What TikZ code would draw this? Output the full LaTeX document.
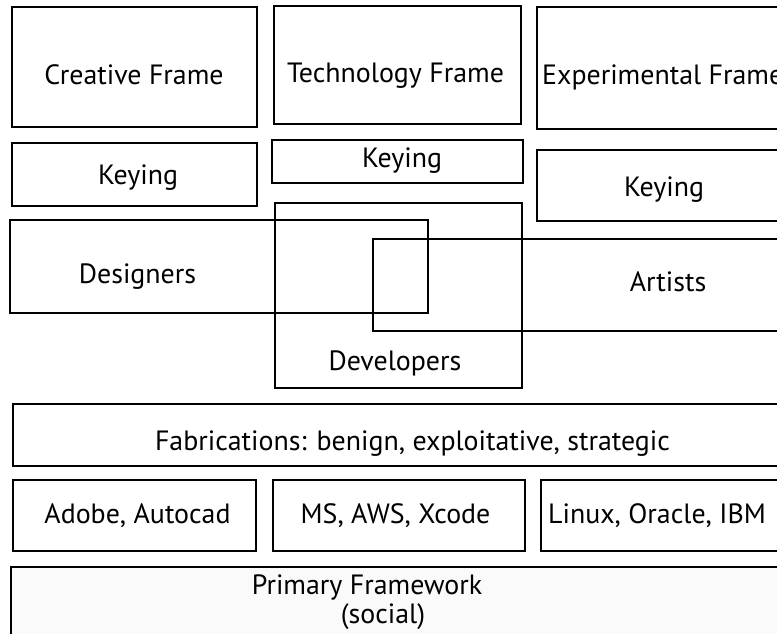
\documentclass[tikz,border=0pt]{standalone}
\usepackage{fontspec}
\setmainfont{PT Sans}
\begin{document}
\begin{tikzpicture}[x=1bp,y=-1bp,
  box/.style={draw=black,line width=2bp},
  lbl/.style={inner sep=0pt,anchor=base,font=\fontsize{28}{32}\selectfont},
  lblw/.style={lbl,anchor=base west}]
\useasboundingbox (0,0) rectangle (777,634);
\clip (0,0) rectangle (777,634);
% frames
\draw[box] (12,7) rectangle (257,127);
\draw[box] (274,6) rectangle (521,124);
\draw[box] (537,7) rectangle (800,129);
% keying strips
\draw[box] (12,143) rectangle (257,206);
\draw[box] (272,140) rectangle (523,183);
\draw[box] (537,150) rectangle (800,221);
% overlapping groups
\draw[box] (10,220) rectangle (428,313);
\draw[box] (275,203) rectangle (522,388);
\draw[box] (373,239) rectangle (800,331);
% lower layers
\draw[box] (13,404) rectangle (800,466);
\draw[box] (13,480) rectangle (256,551);
\draw[box] (273,480) rectangle (525,551);
\draw[box] (541,480) rectangle (800,551);
\draw[box,fill=gray!4] (11,567) rectangle (800,660);
% labels
\node[lbl] (creative) at (134,85) {Creative Frame};
\node[lbl] (technology) at (395.5,83) {Technology Frame};
\node[lblw] (experimental) at (542,85) {Experimental Frame};
\node[lbl] (key1) at (138,185) {Keying};
\node[lbl] (key2) at (402,168) {Keying};
\node[lbl] (key3) at (664,197) {Keying};
\node[lbl] (designers) at (137.5,283) {Designers};
\node[lbl] (developers) at (395,370) {Developers};
\node[lbl] (artists) at (668,291) {Artists};
\node[lbl] (fabrications) at (412.5,450) {Fabrications: benign, exploitative, strategic};
\node[lbl] (adobe) at (137.5,523) {Adobe, Autocad};
\node[lbl] (ms) at (395.5,523) {MS, AWS, Xcode};
\node[lbl] (linux) at (657,523) {Linux, Oracle, IBM};
\node[lbl] (primary) at (367,594) {Primary Framework};
\node[lbl] (social) at (383,623) {(social)};
\end{tikzpicture}
\end{document}
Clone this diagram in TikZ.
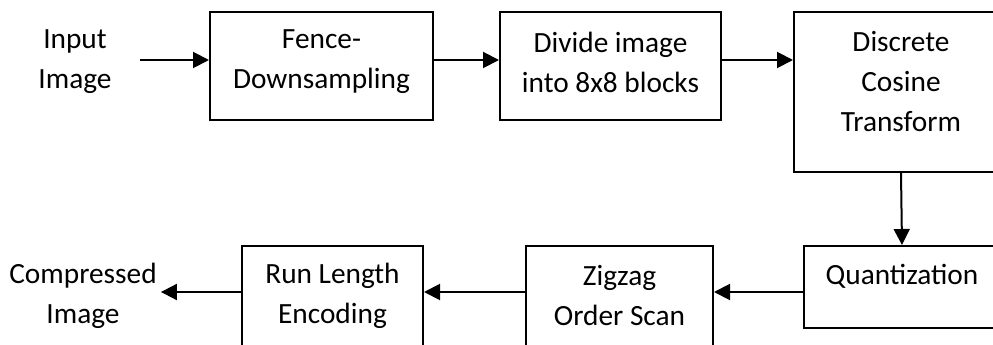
\documentclass[tikz,border=0pt]{standalone}
\usepackage{fontspec}
\setmainfont{Carlito}
\usepackage{tikz}
\usetikzlibrary{positioning, arrows.meta, calc}
\tikzset{
    stage/.style={draw, line width=1.5pt, inner sep=0pt},
    txt/.style={align=center, inner sep=5pt, font=\fontsize{22pt}{30pt}\selectfont},
    flow/.style={line width=1.5pt, -{Triangle[length=12pt, width=12pt]}},
}

\begin{document}
\begin{tikzpicture}[x=0.75pt, y=-0.75pt]
    \useasboundingbox (0,0) rectangle (993,345);
    \clip (0,0) rectangle (993,345);

    % top row
    \node[txt] (input) at (75,62) {Input\\Image};
    \node[stage, minimum width=167.25pt, minimum height=81pt] (fence) at (321.5,66) {};
    \node[txt] (fencetext) at (321.5,62) {Fence-\\Downsampling};
    \node[stage, minimum width=165.75pt, minimum height=81pt] (divide) at (610.5,66) {};
    \node[txt] (dividetext) at (610.5,62) {Divide image\\into 8x8 blocks};
    \node[stage, minimum width=160.5pt, minimum height=120pt] (dct) at (901,92) {};
    \node[txt] (dcttext) at (901,82) {Discrete\\Cosine\\Transform};

    % bottom row
    \node[stage, minimum width=147pt, minimum height=61.5pt] (quant) at (902,287) {};
    \node[txt] (quanttext) at (902,276) {Quantization};
    \node[stage, minimum width=140.25pt, minimum height=81pt] (zigzag) at (619.5,300) {};
    \node[txt] (zigzagtext) at (619.5,296) {Zigzag\\Order Scan};
    \node[stage, minimum width=135.75pt, minimum height=81pt] (runlen) at (332.5,300) {};
    \node[txt] (runlentext) at (332.5,296) {Run Length\\Encoding};
    \node[txt, inner sep=3pt] (output) at (83,296) {Compressed\\Image};

    \draw[flow] ([xshift=16pt,yshift=1.5pt]input.east) -- ([yshift=4.5pt]fence.west);
    \draw[flow] ([yshift=4.5pt]fence.east) -- ([yshift=4.5pt]divide.west);
    \draw[flow] ([yshift=4.5pt]divide.east) -- ([yshift=4.5pt]divide.east -| dct.west);
    \draw[flow] (dct.south) -- (quant.north);
    \draw[flow] ([yshift=-3.75pt]quant.west) -- ([yshift=-3.75pt]quant.west -| zigzag.east);
    \draw[flow] ([yshift=6pt]zigzag.west) -- ([yshift=6pt]runlen.east);
    \draw[flow] ([yshift=6pt]runlen.west) -- ([yshift=6pt]runlen.west -| output.east);
\end{tikzpicture}
\end{document}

• _What you should do_:
Copy exactly, and copy only, the lines from the one with "Clone this diagram in TikZ." to the one with "(dcttext) at (901,82)", ends included. Pictures are not part of the copy.

• _Output of the exercise_:
Clone this diagram in TikZ.
\documentclass[tikz,border=0pt]{standalone}
\usepackage{fontspec}
\setmainfont{Carlito}
\usepackage{tikz}
\usetikzlibrary{positioning, arrows.meta, calc}
\tikzset{
    stage/.style={draw, line width=1.5pt, inner sep=0pt},
    txt/.style={align=center, inner sep=5pt, font=\fontsize{22pt}{30pt}\selectfont},
    flow/.style={line width=1.5pt, -{Triangle[length=12pt, width=12pt]}},
}

\begin{document}
\begin{tikzpicture}[x=0.75pt, y=-0.75pt]
    \useasboundingbox (0,0) rectangle (993,345);
    \clip (0,0) rectangle (993,345);

    % top row
    \node[txt] (input) at (75,62) {Input\\Image};
    \node[stage, minimum width=167.25pt, minimum height=81pt] (fence) at (321.5,66) {};
    \node[txt] (fencetext) at (321.5,62) {Fence-\\Downsampling};
    \node[stage, minimum width=165.75pt, minimum height=81pt] (divide) at (610.5,66) {};
    \node[txt] (dividetext) at (610.5,62) {Divide image\\into 8x8 blocks};
    \node[stage, minimum width=160.5pt, minimum height=120pt] (dct) at (901,92) {};
    \node[txt] (dcttext) at (901,82) {Discrete\\Cosine\\Transform};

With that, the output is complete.